Pioneer Offices Closed  —  

for Christmas December 24-26.

 

INSTITUTO ADVENTISTA PARANAENSE

Bom dia! Nothing like a cheerful bit of Portuguese to launch another sunny day on the south Brazil campus of IAP. Karen and I were blessed to spend a week with the students and faculty of this college (and elementary school and academy), sprawling across rolling green cornfields as far as the eye can see. Our host and my translator, Marcio Costa (academic dean—who with his wife Jane and their daughters Stephanie and Giovanna were members here at Pioneer as he worked on his PhD), invited me to lecture for what they call “Theology Week”—a concentrated week-long focus on pastoral theology for the 125 theology majors in the school. The theology program is just two years old, so these 125 students will no doubt double in number in the next two years when all four years of the program will be on campus together.

The natural beauty of this campus was matched by the exuberant reception we enjoyed with these six score young pastors-to-be. Alive and well and very much committed to plunging into pastoral/evangelistic ministry they are! Nobody speaks much English. But they easily connected with all the “Americanese” I tried to translate into Portuguese. Having spent three weeks last summer with our evangelistic team in south Mexico, I figured that my broken Spanish might fare well among these Portuguese speakers. But alas, while the similarities work for those fluent in either Spanish or Portuguese, for a novice trying to negotiate the tricky sound-alikes which are in fact not-alikes was a humorous disaster! These young college students took particular delight in teaching me how to say Ayo estou felees ain estar com voosays, gulizada which means “I’m happy to be with you guys” (trust me—that is hardly how it is spelled—only how it sounds—a scribbled down practice I use wherever in the world I travel on mission). What they got such a kick out of was getting me to use the word gulizada. Apparently it’s a colloquial slang word for “guys” that sounded quite acceptable but entirely out of place on a visiting American pastor’s lips!

You can quickly pick the theology majors out of the crowded lunch time cafeteria—they’re the ones dressed in dark suits, white or pastel shirts and usually red or maroon ties, as you can see in the attached picture. Devoted, inquisitive, very much focused on the lectures we shared, spiritually committed to Christ and their eventual ministry, and yet thoroughly youthful and western in their constant “selfies” and contagious laughter—these theology majors bode well for the future of the church in Brazil—a church that continues to explode in growth across this largest country on the South American continent (fourth largest country in the world—larger in land mass than the US without Alaska and Hawaii).

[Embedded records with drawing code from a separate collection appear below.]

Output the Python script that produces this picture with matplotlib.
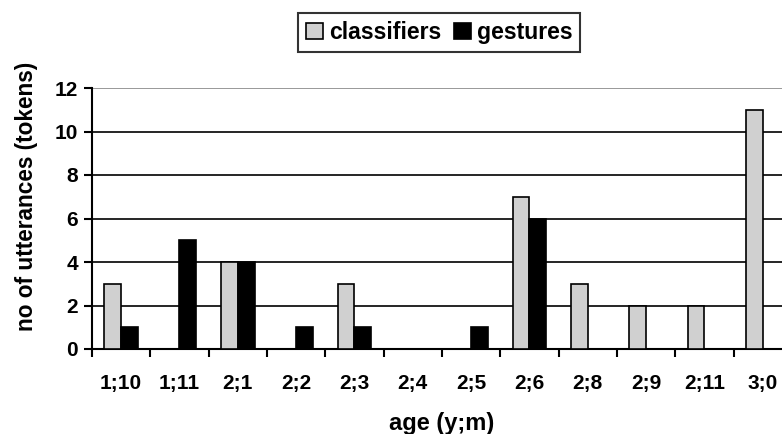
import numpy as np
import matplotlib.pyplot as plt
from matplotlib.ticker import FixedLocator

plt.rcParams['font.family'] = ['Liberation Sans', 'DejaVu Sans']
plt.rcParams['font.weight'] = 'bold'

ages = ['1;10', '1;11', '2;1', '2;2', '2;3', '2;4', '2;5', '2;6', '2;8', '2;9', '2;11', '3;0']
classifiers = [3, 0, 4, 0, 3, 0, 0, 7, 3, 2, 2, 11]
gestures = [1, 5, 4, 1, 1, 0, 1, 6, 0, 0, 0, 0]

fig = plt.figure(figsize=(7.82, 4.34), dpi=100)
# axes runs past the right edge, like the cropped original
ax = fig.add_axes([92/782, 85/434, 700/782, 261/434])

x = np.arange(len(ages))
w = 0.29
ax.bar(x - w/2, classifiers, w, color='#d0d0d0', edgecolor='black', linewidth=1.2, label='classifiers', zorder=3)
ax.bar(x + w/2, [g if g > 0 else np.nan for g in gestures], w, color='black', edgecolor='black', linewidth=1.2, label='gestures', zorder=3)

ax.set_xlim(-0.5, len(ages) - 0.5)
ax.set_ylim(0, 12)
ax.set_yticks(range(0, 13, 2))
ax.set_xticks(x)
ax.set_xticklabels(ages)
ax.xaxis.set_minor_locator(FixedLocator(np.arange(-0.5, len(ages), 1)))
ax.tick_params(axis='x', which='major', length=0, pad=18, labelsize=15)
ax.tick_params(axis='x', which='minor', length=6, width=1.5, direction='out')
ax.tick_params(axis='y', length=6, width=1.5, labelsize=15, pad=4)

for yv in range(2, 13, 2):
    ax.axhline(yv, color='black' if yv < 12 else '#888888', linewidth=1.2, zorder=1)

ax.spines['top'].set_visible(False)
ax.spines['right'].set_visible(False)
ax.spines['left'].set_linewidth(1.5)
ax.spines['bottom'].set_linewidth(1.5)

ax.set_ylabel('no of utterances (tokens)', fontsize=16.3, fontweight='bold')
ax.yaxis.set_label_coords(-0.077, 0.586)
ax.set_xlabel('age (y;m)', fontsize=17, fontweight='bold', labelpad=14)

leg = fig.legend(loc='center', bbox_to_anchor=(439/782, 1 - 32.5/434), ncol=2, frameon=True,
                 fancybox=False, edgecolor='black', fontsize=16.6, handlelength=0.75,
                 handleheight=0.75, handletextpad=0.25, columnspacing=0.55, borderpad=0.35,
                 borderaxespad=0)
leg.get_frame().set_linewidth(1.5)

fig.savefig('out.png', dpi=100)
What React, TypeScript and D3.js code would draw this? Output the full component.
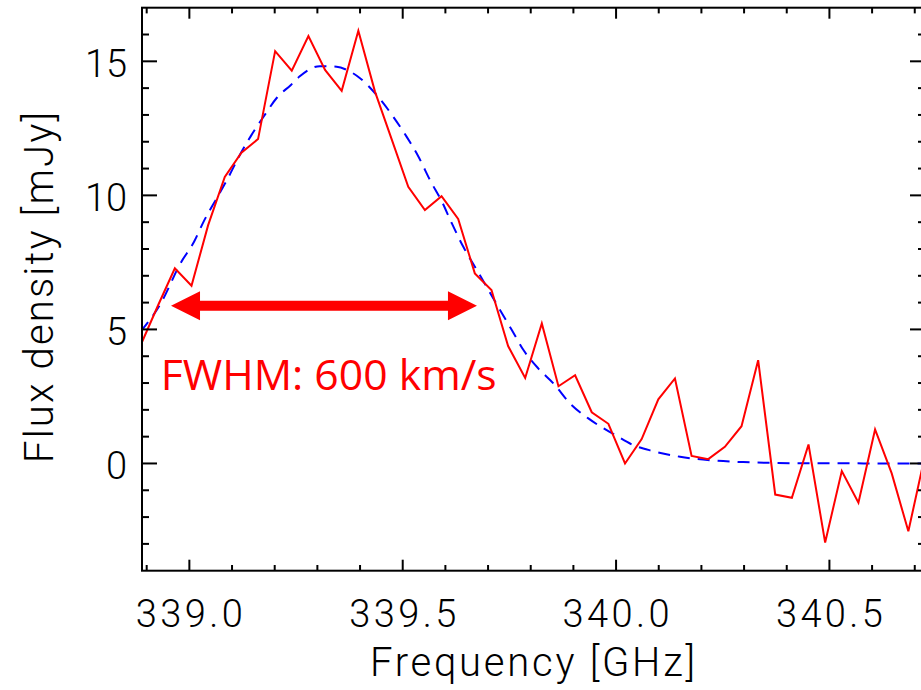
import React from "react";
import * as d3 from "d3";

// Observed spectrum (red)
const FREQ = [338.888, 338.927, 338.966, 339.005, 339.044, 339.083, 339.122, 339.161, 339.201, 339.240, 339.279, 339.318, 339.357, 339.396, 339.435, 339.474, 339.513, 339.552, 339.591, 339.630, 339.669, 339.708, 339.747, 339.787, 339.826, 339.865, 339.904, 339.943, 339.982, 340.021, 340.060, 340.099, 340.138, 340.177, 340.216, 340.255, 340.294, 340.333, 340.373, 340.412, 340.451, 340.490, 340.529, 340.568, 340.607, 340.646, 340.685, 340.724];
const FLUX = [4.49, 5.91, 7.28, 6.63, 8.89, 10.69, 11.59, 12.10, 15.38, 14.65, 15.94, 14.68, 13.90, 16.14, 13.87, 12.10, 10.32, 9.45, 9.97, 9.12, 7.09, 6.47, 4.38, 3.19, 5.22, 2.88, 3.29, 1.91, 1.48, 0.0, 0.91, 2.39, 3.17, 0.28, 0.16, 0.62, 1.39, 3.85, -1.16, -1.28, 0.71, -2.95, -0.28, -1.46, 1.27, -0.37, -2.53, 0.3];

// Gaussian fit (blue dashed)
const FIT_FREQ = [338.886, 338.933, 338.980, 339.011, 339.034, 339.064, 339.089, 339.117, 339.144, 339.175, 339.206, 339.238, 339.258, 339.306, 339.345, 339.369, 339.400, 339.439, 339.478, 339.509, 339.537, 339.564, 339.592, 339.615, 339.642, 339.674, 339.701, 339.728, 339.756, 339.783, 339.818, 339.853, 339.892, 339.935, 339.978, 339.998, 340.041, 340.087, 340.150, 340.220, 340.298, 340.431, 340.724];
const FIT_FLUX = [4.92, 5.97, 7.49, 8.27, 9.04, 9.89, 10.6, 11.47, 12.21, 12.96, 13.66, 14.12, 14.43, 14.82, 14.8, 14.68, 14.37, 13.74, 12.93, 12.19, 11.44, 10.57, 9.76, 8.96, 8.08, 7.21, 6.47, 5.72, 4.97, 4.23, 3.54, 2.99, 2.24, 1.68, 1.24, 1.06, 0.68, 0.46, 0.25, 0.12, 0.05, 0.01, 0.0];

const X_MAJOR = [339.0, 339.5, 340.0, 340.5];
const X_MINOR = [338.9, 339.1, 339.2, 339.3, 339.4, 339.6, 339.7, 339.8, 339.9, 340.1, 340.2, 340.3, 340.4, 340.6, 340.7];
const X_LABELS = ["339.0", "339.5", "340.0", "340.5"];
const Y_MAJOR = [0, 5, 10, 15];
const Y_MINOR = [-3, -2, -1, 1, 2, 3, 4, 6, 7, 8, 9, 11, 12, 13, 14, 16];
const Y_LABELS = ["0", "5", "10", "15"];

const ARROW_FROM = 338.957;
const ARROW_TO = 339.674;
const ARROW_Y = 5.88;
const ANNOTATION = "FWHM: 600 km/s";

export default function App() {
  const W = 921, H = 690;
  const L = 142, R = 925, T = 7.7, B = 570.7;
  const x = d3.scaleLinear().domain([338.889, 340.724]).range([L, R]);
  const y = d3.scaleLinear().domain([-4, 17]).range([B, T]);

  const spec = FREQ.map((f, i) => [f, FLUX[i]] as [number, number]);
  const fit = FIT_FREQ.map((f, i) => [f, FIT_FLUX[i]] as [number, number]);
  const line = d3.line<[number, number]>().x(d => x(d[0])).y(d => y(d[1]));
  const fitLine = d3.line<[number, number]>().x(d => x(d[0])).y(d => y(d[1])).curve(d3.curveMonotoneX);

  const tickFont = "Roboto, 'DejaVu Sans', sans-serif";
  const ax1 = x(ARROW_FROM), ax2 = x(ARROW_TO), ay = y(ARROW_Y);
  const hl = 29, hh = 14.5, sh = 5;
  const arrowPts = [
    [ax1, ay], [ax1 + hl, ay - hh], [ax1 + hl, ay - sh], [ax2 - hl, ay - sh], [ax2 - hl, ay - hh],
    [ax2, ay], [ax2 - hl, ay + hh], [ax2 - hl, ay + sh], [ax1 + hl, ay + sh], [ax1 + hl, ay + hh],
  ].map(p => p.join(",")).join(" ");

  return (
    <svg width={W} height={H} style={{ position: "absolute", left: 0, top: 0, background: "#fff" }}>
      <defs>
        <clipPath id="plot">
          <rect x={L} y={T} width={R - L} height={B - T} />
        </clipPath>
      </defs>
      <rect x={0} y={0} width={W} height={H} fill="#fff" />
      <g clipPath="url(#plot)">
        <path d={fitLine(fit) || ""} fill="none" stroke="#0000ff" strokeWidth={2} strokeDasharray="12,8" />
        <path d={line(spec) || ""} fill="none" stroke="#ff0000" strokeWidth={2} strokeLinejoin="miter" />
      </g>
      {/* frame */}
      <rect x={L} y={T} width={R - L} height={B - T} fill="none" stroke="#000" strokeWidth={2} />
      {/* x ticks */}
      {X_MAJOR.map(v => (
        <g key={"xm" + v}>
          <line x1={x(v)} x2={x(v)} y1={B} y2={B - 11} stroke="#000" strokeWidth={2} />
          <line x1={x(v)} x2={x(v)} y1={T} y2={T + 11} stroke="#000" strokeWidth={2} />
        </g>
      ))}
      {X_MINOR.map(v => (
        <g key={"xn" + v}>
          <line x1={x(v)} x2={x(v)} y1={B} y2={B - 5.7} stroke="#000" strokeWidth={2} />
          <line x1={x(v)} x2={x(v)} y1={T} y2={T + 5.7} stroke="#000" strokeWidth={2} />
        </g>
      ))}
      {/* y ticks */}
      {Y_MAJOR.map(v => (
        <g key={"ym" + v}>
          <line x1={L} x2={L + 15} y1={y(v)} y2={y(v)} stroke="#000" strokeWidth={2} />
          <line x1={R} x2={R - 15} y1={y(v)} y2={y(v)} stroke="#000" strokeWidth={2} />
        </g>
      ))}
      {Y_MINOR.map(v => (
        <g key={"yn" + v}>
          <line x1={L} x2={L + 7} y1={y(v)} y2={y(v)} stroke="#000" strokeWidth={2} />
          <line x1={R} x2={R - 7} y1={y(v)} y2={y(v)} stroke="#000" strokeWidth={2} />
        </g>
      ))}
      {/* tick labels */}
      {X_MAJOR.map((v, i) => (
        <text key={"xl" + v} x={x(v)} y={627} textAnchor="middle" fontFamily={tickFont} fontWeight={300} fontSize={38} textLength={107} lengthAdjust="spacing" fill="#000">
          {X_LABELS[i]}
        </text>
      ))}
      {Y_MAJOR.map((v, i) => (
        <text key={"yl" + v} x={127} y={y(v) + 15.5} textAnchor="end" fontFamily={tickFont} fontWeight={300} fontSize={38} textLength={Y_LABELS[i].length * 21} lengthAdjust="spacing" fill="#000">
          {Y_LABELS[i]}
        </text>
      ))}
      {/* axis titles */}
      <text x={532.5} y={676} textAnchor="middle" fontFamily={tickFont} fontWeight={300} fontSize={40} textLength={325} lengthAdjust="spacing" fill="#000">
        Frequency [GHz]
      </text>
      <text transform="translate(53,287.5) rotate(-90)" textAnchor="middle" fontFamily={tickFont} fontWeight={300} fontSize={40} textLength={351} lengthAdjust="spacing" fill="#000">
        Flux density [mJy]
      </text>
      {/* annotation */}
      <polygon points={arrowPts} fill="#ff0000" />
      <text x={160.7} y={390} fontFamily="'Open Sans', 'Liberation Sans', sans-serif" fontSize={42} fill="#ff0000" textLength={336} lengthAdjust="spacingAndGlyphs">
        {ANNOTATION}
      </text>
    </svg>
  );
}
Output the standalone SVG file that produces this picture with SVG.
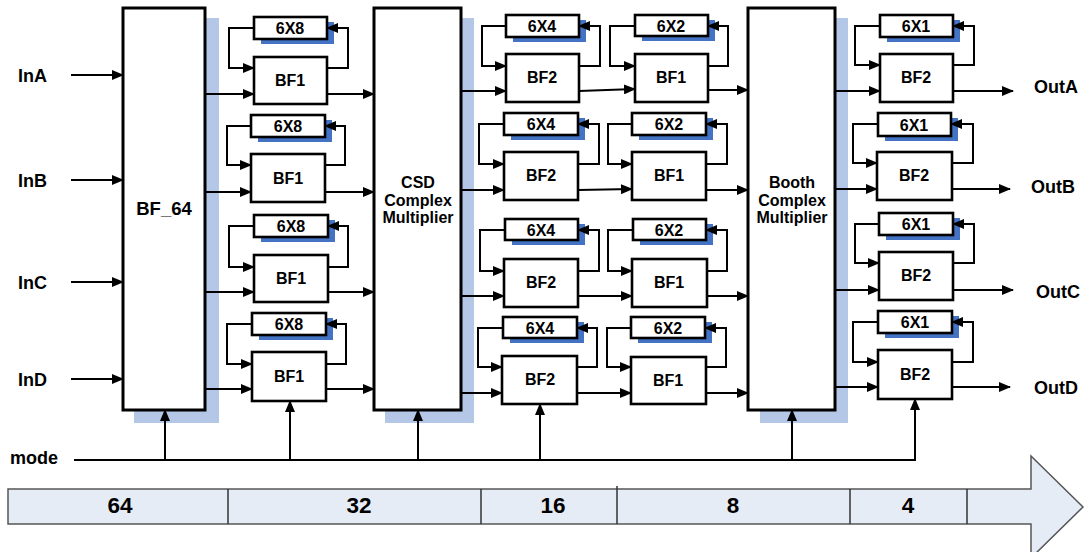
<svg xmlns="http://www.w3.org/2000/svg" width="1086" height="552" viewBox="0 0 1086 552">
<style>
text{font-family:"Liberation Sans",Arial,sans-serif;font-weight:bold;fill:#000}
.big{fill:#fff;stroke:#000;stroke-width:3}
.sh{fill:#b4c7e7}
.reg{fill:#fff;stroke:#000;stroke-width:2.6}
.rsh{fill:#4472c4}
.bf{fill:#fff;stroke:#000;stroke-width:2.6}
.ln{fill:none;stroke:#000;stroke-width:2}
.ar{fill:none;stroke:#000;stroke-width:2;marker-end:url(#ah)}
.t14{font-size:16px;text-anchor:middle}
.t15{font-size:16px;text-anchor:middle}
.t16{font-size:16px;text-anchor:middle}
.lab{font-size:18px}
.num{font-size:22.5px;text-anchor:middle}
</style>
<defs>
<marker id="ah" markerUnits="userSpaceOnUse" markerWidth="12" markerHeight="10" refX="11" refY="5" orient="auto">
<path d="M0,0 L12,5 L0,10 Z" fill="#000"/>
</marker>
</defs>
<rect width="1086" height="552" fill="#fff"/>

<!-- bottom stage arrow -->
<g id="stage-bar">
<polygon points="8,489 1031,489 1031,456 1083,507 1031,558 1031,524 8,524" fill="#e6ecf6" stroke="#555" stroke-width="1.5"/>
<g stroke="#333" stroke-width="1.5">
<line x1="228" y1="489" x2="228" y2="524"/>
<line x1="481" y1="489" x2="481" y2="524"/>
<line x1="617" y1="486" x2="617" y2="524"/>
<line x1="850" y1="489" x2="850" y2="524"/>
<line x1="967" y1="489" x2="967" y2="524"/>
</g>
<text class="num" x="120" y="513">64</text>
<text class="num" x="359" y="513">32</text>
<text class="num" x="553" y="513">16</text>
<text class="num" x="733" y="513">8</text>
<text class="num" x="908" y="513">4</text>
</g>

<!-- big blocks -->
<g id="bf64">
<rect class="sh" x="134" y="18" width="85" height="405"/>
<rect class="big" x="123" y="8" width="82" height="402"/>
<text x="164" y="215" style="font-size:18.5px;text-anchor:middle">BF_64</text>
</g>
<g id="csd">
<rect class="sh" x="385" y="18" width="89" height="405"/>
<rect class="big" x="374" y="8" width="87" height="402"/>
<text class="t16" x="418" y="188">CSD</text>
<text class="t16" x="418" y="206">Complex</text>
<text class="t16" x="418" y="223">Multiplier</text>
</g>
<g id="booth">
<rect class="sh" x="760" y="18" width="88" height="405"/>
<rect class="big" x="748" y="8" width="87" height="402"/>
<text class="t16" x="792" y="188">Booth</text>
<text class="t16" x="792" y="206">Complex</text>
<text class="t16" x="792" y="223">Multiplier</text>
</g>

<!-- stage 1 -->
<g id="s1r1"><rect class="rsh" x="261" y="22" width="73" height="22"/><rect class="reg" x="254" y="17" width="73" height="22"/><text class="t14" x="290" y="34">6X8</text><rect class="bf" x="254" y="57" width="73" height="47"/><text class="t15" x="290" y="86">BF1</text></g>
<g id="s1r2"><rect class="rsh" x="258" y="120" width="74" height="22"/><rect class="reg" x="251" y="115" width="74" height="22"/><text class="t14" x="288" y="132">6X8</text><rect class="bf" x="251" y="154" width="74" height="48"/><text class="t15" x="288" y="184">BF1</text></g>
<g id="s1r3"><rect class="rsh" x="261" y="220" width="74" height="22"/><rect class="reg" x="254" y="215" width="74" height="22"/><text class="t14" x="291" y="232">6X8</text><rect class="bf" x="254" y="255" width="74" height="47"/><text class="t15" x="291" y="284">BF1</text></g>
<g id="s1r4"><rect class="rsh" x="259" y="318" width="74" height="22"/><rect class="reg" x="252" y="313" width="74" height="22"/><text class="t14" x="289" y="330">6X8</text><rect class="bf" x="252" y="352" width="74" height="49"/><text class="t15" x="289" y="382">BF1</text></g>

<!-- stage 2 -->
<g id="s2r1"><rect class="rsh" x="513" y="20" width="73" height="22"/><rect class="reg" x="506" y="15" width="73" height="22"/><text class="t14" x="542" y="32">6X4</text><rect class="bf" x="506" y="54" width="73" height="48"/><text class="t15" x="542" y="83">BF2</text></g>
<g id="s2r2"><rect class="rsh" x="511" y="118" width="74" height="22"/><rect class="reg" x="504" y="113" width="74" height="22"/><text class="t14" x="541" y="130">6X4</text><rect class="bf" x="504" y="152" width="74" height="48"/><text class="t15" x="541" y="181">BF2</text></g>
<g id="s2r3"><rect class="rsh" x="512" y="224" width="73" height="21"/><rect class="reg" x="505" y="219" width="73" height="21"/><text class="t14" x="541" y="236">6X4</text><rect class="bf" x="504" y="259" width="74" height="48"/><text class="t15" x="541" y="288">BF2</text></g>
<g id="s2r4"><rect class="rsh" x="510" y="322" width="74" height="21"/><rect class="reg" x="503" y="317" width="74" height="21"/><text class="t14" x="540" y="334">6X4</text><rect class="bf" x="502" y="356" width="75" height="48"/><text class="t15" x="540" y="385">BF2</text></g>

<!-- stage 3 -->
<g id="s3r1"><rect class="rsh" x="642" y="20" width="73" height="21"/><rect class="reg" x="635" y="15" width="73" height="21"/><text class="t14" x="671" y="32">6X2</text><rect class="bf" x="635" y="54" width="73" height="48"/><text class="t15" x="671" y="83">BF1</text></g>
<g id="s3r2"><rect class="rsh" x="639" y="118" width="74" height="22"/><rect class="reg" x="632" y="113" width="74" height="22"/><text class="t14" x="669" y="130">6X2</text><rect class="bf" x="632" y="152" width="74" height="48"/><text class="t15" x="669" y="181">BF1</text></g>
<g id="s3r3"><rect class="rsh" x="640" y="224" width="73" height="21"/><rect class="reg" x="633" y="219" width="73" height="21"/><text class="t14" x="669" y="236">6X2</text><rect class="bf" x="632" y="259" width="75" height="48"/><text class="t15" x="669" y="288">BF1</text></g>
<g id="s3r4"><rect class="rsh" x="638" y="322" width="74" height="21"/><rect class="reg" x="631" y="317" width="74" height="21"/><text class="t14" x="668" y="334">6X2</text><rect class="bf" x="631" y="357" width="75" height="47"/><text class="t15" x="668" y="386">BF1</text></g>

<!-- stage 4 -->
<g id="s4r1"><rect class="rsh" x="887" y="20" width="73" height="22"/><rect class="reg" x="880" y="15" width="73" height="22"/><text class="t14" x="916" y="32">6X1</text><rect class="bf" x="880" y="54" width="73" height="48"/><text class="t15" x="916" y="83">BF2</text></g>
<g id="s4r2"><rect class="rsh" x="885" y="118" width="73" height="23"/><rect class="reg" x="878" y="113" width="73" height="23"/><text class="t14" x="914" y="131">6X1</text><rect class="bf" x="877" y="152" width="75" height="48"/><text class="t15" x="914" y="181">BF2</text></g>
<g id="s4r3"><rect class="rsh" x="886" y="218" width="74" height="22"/><rect class="reg" x="879" y="213" width="74" height="22"/><text class="t14" x="916" y="230">6X1</text><rect class="bf" x="879" y="252" width="74" height="48"/><text class="t15" x="916" y="281">BF2</text></g>
<g id="s4r4"><rect class="rsh" x="885" y="316" width="74" height="22"/><rect class="reg" x="878" y="311" width="74" height="22"/><text class="t14" x="915" y="328">6X1</text><rect class="bf" x="878" y="350" width="74" height="49"/><text class="t15" x="915" y="380">BF2</text></g>

<!-- labels -->
<g id="labels">
<text class="lab" x="18" y="82">InA</text>
<text class="lab" x="18" y="187">InB</text>
<text class="lab" x="18" y="289">InC</text>
<text class="lab" x="18" y="386">InD</text>
<text class="lab" x="10" y="464">mode</text>
<text class="lab" x="1034" y="93">OutA</text>
<text class="lab" x="1031" y="193">OutB</text>
<text class="lab" x="1036" y="298">OutC</text>
<text class="lab" x="1034" y="394">OutD</text>
</g>

<!-- connectors -->
<g id="connectors">
<!-- inputs -->
<line class="ar" x1="71" y1="75" x2="123" y2="75"/>
<line class="ar" x1="71" y1="180" x2="123" y2="180"/>
<line class="ar" x1="71" y1="282" x2="123" y2="282"/>
<line class="ar" x1="71" y1="379" x2="123" y2="379"/>
<!-- BF64 -> stage1 -->
<line class="ar" x1="205" y1="94" x2="254" y2="94"/>
<line class="ar" x1="205" y1="192" x2="251" y2="192"/>
<line class="ar" x1="205" y1="292" x2="254" y2="292"/>
<line class="ar" x1="205" y1="389" x2="252" y2="389"/>
<!-- stage1 -> CSD -->
<line class="ar" x1="327" y1="94" x2="374" y2="94"/>
<line class="ar" x1="325" y1="192" x2="374" y2="192"/>
<line class="ar" x1="328" y1="292" x2="374" y2="292"/>
<line class="ar" x1="326" y1="389" x2="374" y2="389"/>
<!-- CSD -> stage2 -->
<line class="ar" x1="461" y1="91" x2="506" y2="91"/>
<line class="ar" x1="461" y1="190" x2="504" y2="190"/>
<line class="ar" x1="461" y1="296" x2="504" y2="296"/>
<line class="ar" x1="461" y1="393" x2="502" y2="393"/>
<!-- stage2 -> stage3 -->
<line class="ar" x1="579" y1="91" x2="635" y2="89"/>
<line class="ar" x1="578" y1="190" x2="632" y2="189"/>
<line class="ar" x1="578" y1="296" x2="632" y2="296"/>
<line class="ar" x1="577" y1="393" x2="631" y2="393"/>
<!-- stage3 -> Booth -->
<line class="ar" x1="708" y1="90" x2="748" y2="90"/>
<line class="ar" x1="706" y1="190" x2="748" y2="190"/>
<line class="ar" x1="707" y1="296" x2="748" y2="296"/>
<line class="ar" x1="706" y1="393" x2="748" y2="393"/>
<!-- Booth -> stage4 -->
<line class="ar" x1="835" y1="91" x2="880" y2="91"/>
<line class="ar" x1="835" y1="189" x2="877" y2="189"/>
<line class="ar" x1="835" y1="290" x2="879" y2="290"/>
<line class="ar" x1="835" y1="387" x2="878" y2="387"/>
<!-- outputs -->
<line class="ar" x1="953" y1="91" x2="1013" y2="91"/>
<line class="ar" x1="952" y1="189" x2="1010" y2="189"/>
<line class="ar" x1="953" y1="290" x2="1013" y2="290"/>
<line class="ar" x1="952" y1="387" x2="1010" y2="387"/>

<!-- feedback loops stage1 -->
<polyline class="ar" points="254,28 229,28 229,68 254,68"/>
<polyline class="ar" points="327,68 348,68 348,28 327,28"/>
<polyline class="ar" points="251,126 227,126 227,165 251,165"/>
<polyline class="ar" points="325,165 345,165 345,126 325,126"/>
<polyline class="ar" points="254,226 229,226 229,267 254,267"/>
<polyline class="ar" points="328,267 348,267 348,226 328,226"/>
<polyline class="ar" points="252,324 227,324 227,364 252,364"/>
<polyline class="ar" points="326,364 346,364 346,324 326,324"/>
<!-- stage2 -->
<polyline class="ar" points="506,26 482,26 482,66 506,66"/>
<polyline class="ar" points="579,66 600,66 600,26 579,26"/>
<polyline class="ar" points="504,124 479,124 479,164 504,164"/>
<polyline class="ar" points="578,164 599,164 599,124 578,124"/>
<polyline class="ar" points="505,230 480,230 480,271 504,271"/>
<polyline class="ar" points="578,271 599,271 599,230 578,230"/>
<polyline class="ar" points="503,328 478,328 478,367 502,367"/>
<polyline class="ar" points="577,367 597,367 597,328 577,328"/>
<!-- stage3 -->
<polyline class="ar" points="635,26 610,26 610,66 635,66"/>
<polyline class="ar" points="708,66 728,66 728,26 708,26"/>
<polyline class="ar" points="632,124 608,124 608,164 632,164"/>
<polyline class="ar" points="706,164 727,164 727,124 706,124"/>
<polyline class="ar" points="633,230 608,230 608,271 632,271"/>
<polyline class="ar" points="707,271 727,271 727,230 706,230"/>
<polyline class="ar" points="631,328 607,328 607,367 631,367"/>
<polyline class="ar" points="706,367 726,367 726,328 705,328"/>
<!-- stage4 -->
<polyline class="ar" points="880,26 855,26 855,65 880,65"/>
<polyline class="ar" points="953,65 974,65 974,26 953,26"/>
<polyline class="ar" points="878,124 853,124 853,163 877,163"/>
<polyline class="ar" points="952,163 973,163 973,124 951,124"/>
<polyline class="ar" points="879,224 855,224 855,263 879,263"/>
<polyline class="ar" points="953,263 974,263 974,224 953,224"/>
<polyline class="ar" points="878,322 853,322 853,362 878,362"/>
<polyline class="ar" points="952,362 973,362 973,322 952,322"/>

<!-- mode bus -->
<line class="ln" x1="74" y1="460" x2="915" y2="460"/>
<line class="ar" x1="165" y1="460" x2="165" y2="410"/>
<line class="ar" x1="290" y1="460" x2="290" y2="401"/>
<line class="ar" x1="418" y1="460" x2="418" y2="410"/>
<line class="ar" x1="540" y1="460" x2="540" y2="404"/>
<line class="ar" x1="792" y1="460" x2="792" y2="410"/>
<line class="ar" x1="915" y1="461" x2="915" y2="399"/>
</g>
</svg>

Challenges for Brazil? Political and economic turmoil right now, a widening gap between the haves and the have-nots, the burgeoning moral deficit western cultures face, and the presence of a dominant national religion (Roman Catholicism) that will increasingly contest the advance of the Seventh-day Adventist church. The tallest cathedral on the continent towered four blocks from our 17th floor hotel window in Maringa—a uniquely cone-shaped edifice visible for miles, dramatically lighted at night, a perpetual reminder of Adventism’s mission to the world: “Let your light shine before others, that they may see your good deeds and glorify your Father in heaven” (Matthew 5:16).

Our church in Brazil isn’t the church with the tallest and brightest nighttime cathedral, but it belongs to a movement passionately committed to shine the light of Christ into the darkest night of the world no matter the cost—a task these young theology majors clearly are eager to embrace. God help them and us.